Material ->
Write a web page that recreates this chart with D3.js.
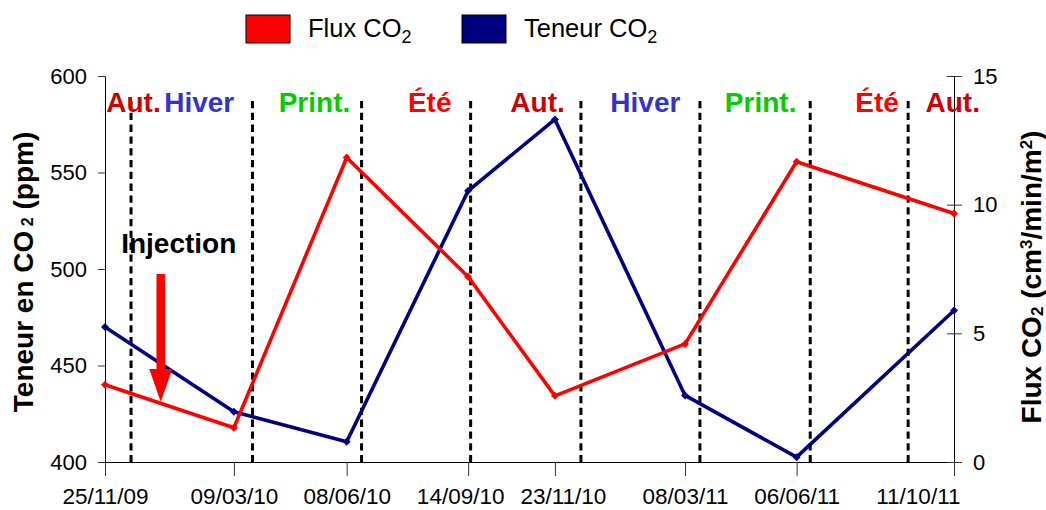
<!DOCTYPE html>
<html>
<head>
<meta charset="utf-8">
<script src="https://cdn.jsdelivr.net/npm/d3@7"></script>
<style>
  html, body { margin: 0; padding: 0; background: #fff; }
  svg { display: block; font-family: "Liberation Sans", Arial, sans-serif; }
</style>
</head>
<body>
<svg id="chart" width="1046" height="510"></svg>
<script>
// Sampling campaigns
const sampleDates = ["2009-11-25", "2010-03-09", "2010-06-08", "2010-09-14",
                     "2010-11-23", "2011-03-08", "2011-06-06", "2011-10-11"];
// CO2 content of the soil gas (ppm), left axis
const teneurCO2 = [470, 426, 410.5, 540.5, 577.5, 434.5, 402.5, 478.5];
// CO2 flux (cm3/min/m2), right axis
const fluxCO2 = [3.0, 1.33, 11.83, 7.2, 2.57, 4.59, 11.67, 9.66];

// Season changes (dashed lines) and season names
const seasonBoundaries = ["2009-12-16", "2010-03-24", "2010-06-20", "2010-09-16",
                          "2010-12-14", "2011-03-20", "2011-06-17", "2011-09-04"];
const seasonLabels = ["Aut.", "Hiver", "Print.", "Été", "Aut.", "Hiver", "Print.", "Été", "Aut."];
const seasonLabelDates = ["2009-12-18", "2010-02-09", "2010-05-13", "2010-08-14",
                          "2010-11-09", "2011-02-04", "2011-05-08", "2011-08-10", "2011-10-10"];

const injectionDate = "2010-01-09";

const teneurTicks = [400, 450, 500, 550, 600];
const fluxTicks = [0, 5, 10, 15];

// ---- layout ----
const W = 1046, H = 510;
const plot = { left: 105, right: 954, top: 76, bottom: 462 };
const font = '"Liberation Sans", Arial, sans-serif';
const RED = "#ff0000", NAVY = "#000080";
const seasonColor = { "Aut.": "#cc0000", "Hiver": "#3333cc", "Print.": "#00cc00", "Été": "#ff0000" };

const parse = d3.utcParse("%Y-%m-%d");
const dates = sampleDates.map(parse);

const x = d3.scaleUtc()
  .domain([dates[0], dates[dates.length - 1]])
  .range([plot.left, plot.right]);
const yL = d3.scaleLinear().domain([400, 600]).range([plot.bottom, plot.top]);
const yR = d3.scaleLinear().domain([0, 15]).range([plot.bottom, plot.top]);

const svg = d3.select("#chart");
svg.append("rect").attr("width", W).attr("height", H).attr("fill", "#fff");

// ---- season dividers ----
svg.append("g").selectAll("line")
  .data(seasonBoundaries.map(parse))
  .join("line")
  .attr("x1", d => x(d)).attr("x2", d => x(d))
  .attr("y1", 101).attr("y2", plot.bottom)
  .attr("stroke", "#000").attr("stroke-width", 3)
  .attr("stroke-dasharray", "7.3,4.5");

// ---- axes ----
const axisStyle = size => g => {
  g.selectAll("path.domain").attr("stroke", "#000").attr("stroke-width", 1);
  g.selectAll(".tick line").attr("stroke", "#333").attr("stroke-width", 1);
  g.selectAll(".tick text").attr("fill", "#000").style("font-family", font).style("font-size", size);
};

const xAxis = svg.append("g")
  .attr("transform", `translate(0,${plot.bottom})`)
  .call(d3.axisBottom(x).tickValues(dates).tickFormat(d3.utcFormat("%d/%m/%y"))
        .tickSize(14).tickSizeOuter(0).tickPadding(12))
  .call(axisStyle("22.5px"));

// keep date labels from colliding: last one ends at the axis, neighbours pushed apart
(function spreadLabels() {
  const texts = xAxis.selectAll(".tick text").nodes();
  const n = texts.length;
  d3.select(texts[n - 1]).attr("text-anchor", "end").attr("dx", 6);
  const boxes = texts.map(t => {
    const tx = +t.parentNode.getAttribute("transform").match(/translate\(([-\d.]+)/)[1];
    const w = t.getComputedTextLength();
    return { t, tx, w, c: tx, anchorEnd: t === texts[n - 1] };
  });
  boxes[n - 1].c = boxes[n - 1].tx + 6 - boxes[n - 1].w / 2;
  const gap = 16;
  for (let i = 0; i < n - 1; i++) {
    const a = boxes[i], b = boxes[i + 1];
    const need = (a.w + b.w) / 2 + gap - (b.c - a.c);
    if (need > 0 && !b.anchorEnd) {
      a.c -= need / 2; b.c += need / 2;
    }
  }
  boxes.forEach(b => { if (!b.anchorEnd) d3.select(b.t).attr("dx", b.c - b.tx); });
})();

svg.append("g")
  .attr("transform", `translate(${plot.left},0)`)
  .call(d3.axisLeft(yL).tickValues(teneurTicks).tickSize(7).tickSizeOuter(0).tickPadding(11))
  .call(axisStyle("22px"));

svg.append("g")
  .attr("transform", `translate(${plot.right},0)`)
  .call(d3.axisRight(yR).tickValues(fluxTicks).tickSize(8).tickSizeOuter(0).tickPadding(11))
  .call(axisStyle("22px"))
  .call(g => g.selectAll(".tick line").attr("x1", -7));

// ---- axis titles ----
const leftTitle = svg.append("text")
  .attr("transform", "rotate(-90)")
  .attr("x", -272).attr("y", 33)
  .attr("text-anchor", "middle")
  .style("font-family", font).style("font-size", "28px").style("font-weight", "bold");
leftTitle.append("tspan").text("Teneur en CO");
leftTitle.append("tspan").style("font-size", "16px").text("\u00A02");
leftTitle.append("tspan").text(" (ppm)");

const rightTitle = svg.append("text")
  .attr("transform", "rotate(-90)")
  .attr("x", -277).attr("y", 1041)
  .attr("text-anchor", "middle")
  .style("font-family", font).style("font-size", "28px").style("font-weight", "bold");
rightTitle.append("tspan").text("Flux CO");
rightTitle.append("tspan").style("font-size", "17px").attr("dy", 2).text("2");
rightTitle.append("tspan").attr("dy", -2).text(" (cm");
rightTitle.append("tspan").style("font-size", "17px").attr("dy", -9).text("3");
rightTitle.append("tspan").attr("dy", 9).text("/min/m");
rightTitle.append("tspan").style("font-size", "17px").attr("dy", -9).text("2");
rightTitle.append("tspan").attr("dy", 9).text(")");

// ---- series ----
const series = [
  { values: teneurCO2, y: yL, color: NAVY },
  { values: fluxCO2, y: yR, color: RED }
];
series.forEach(s => {
  const pts = dates.map((d, i) => [x(d), s.y(s.values[i])]);
  svg.append("path")
    .attr("d", d3.line()(pts))
    .attr("fill", "none").attr("stroke", s.color)
    .attr("stroke-width", 3.6).attr("stroke-linejoin", "round");
  svg.append("g").selectAll("path")
    .data(pts)
    .join("path")
    .attr("d", d3.symbol(d3.symbolSquare, 32)())
    .attr("transform", d => `translate(${d[0]},${d[1]}) rotate(45)`)
    .attr("fill", s.color);
});

// ---- season names ----
svg.append("g").selectAll("text")
  .data(seasonLabels.map((name, i) => ({ name, date: parse(seasonLabelDates[i]) })))
  .join("text")
  .attr("x", d => x(d.date)).attr("y", 112)
  .attr("text-anchor", "middle")
  .attr("fill", d => seasonColor[d.name])
  .style("font-family", font).style("font-size", "28px").style("font-weight", "bold")
  .text(d => d.name);

// ---- injection marker ----
const ix = x(parse(injectionDate));
svg.append("text")
  .attr("x", ix + 18).attr("y", 253)
  .attr("text-anchor", "middle")
  .style("font-family", font).style("font-size", "28px").style("font-weight", "bold")
  .text("Injection");
svg.append("path")
  .attr("d", `M${ix - 4.3},274 L${ix + 4.3},274 L${ix + 4.3},369 L${ix + 11.5},369 L${ix},402 L${ix - 11.5},369 L${ix - 4.3},369 Z`)
  .attr("fill", RED);

// ---- legend ----
const legendItems = [
  { label: "Flux CO", color: RED, x: 246 },
  { label: "Teneur CO", color: NAVY, x: 462 }
];
const lg = svg.append("g").selectAll("g").data(legendItems).join("g")
  .attr("transform", d => `translate(${d.x},15)`);
lg.append("rect").attr("width", 44).attr("height", 28)
  .attr("fill", d => d.color).attr("stroke", "#000").attr("stroke-width", 1);
const lt = lg.append("text").attr("x", 62).attr("y", 22)
  .style("font-family", font).style("font-size", "25.5px").attr("fill", "#000");
lt.append("tspan").text(d => d.label);
lt.append("tspan").style("font-size", "18px").attr("dy", 6).text("2");
</script>
</body>
</html>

Written exercise -> Repeat, exactly and in full, each line from the start of the data to the line that contains "const fluxTicks = [0, 5, 10, 15];". Pictures do not go in.

Correct result ->
Write a web page that recreates this chart with D3.js.
<!DOCTYPE html>
<html>
<head>
<meta charset="utf-8">
<script src="https://cdn.jsdelivr.net/npm/d3@7"></script>
<style>
  html, body { margin: 0; padding: 0; background: #fff; }
  svg { display: block; font-family: "Liberation Sans", Arial, sans-serif; }
</style>
</head>
<body>
<svg id="chart" width="1046" height="510"></svg>
<script>
// Sampling campaigns
const sampleDates = ["2009-11-25", "2010-03-09", "2010-06-08", "2010-09-14",
                     "2010-11-23", "2011-03-08", "2011-06-06", "2011-10-11"];
// CO2 content of the soil gas (ppm), left axis
const teneurCO2 = [470, 426, 410.5, 540.5, 577.5, 434.5, 402.5, 478.5];
// CO2 flux (cm3/min/m2), right axis
const fluxCO2 = [3.0, 1.33, 11.83, 7.2, 2.57, 4.59, 11.67, 9.66];

// Season changes (dashed lines) and season names
const seasonBoundaries = ["2009-12-16", "2010-03-24", "2010-06-20", "2010-09-16",
                          "2010-12-14", "2011-03-20", "2011-06-17", "2011-09-04"];
const seasonLabels = ["Aut.", "Hiver", "Print.", "Été", "Aut.", "Hiver", "Print.", "Été", "Aut."];
const seasonLabelDates = ["2009-12-18", "2010-02-09", "2010-05-13", "2010-08-14",
                          "2010-11-09", "2011-02-04", "2011-05-08", "2011-08-10", "2011-10-10"];

const injectionDate = "2010-01-09";

const teneurTicks = [400, 450, 500, 550, 600];
const fluxTicks = [0, 5, 10, 15];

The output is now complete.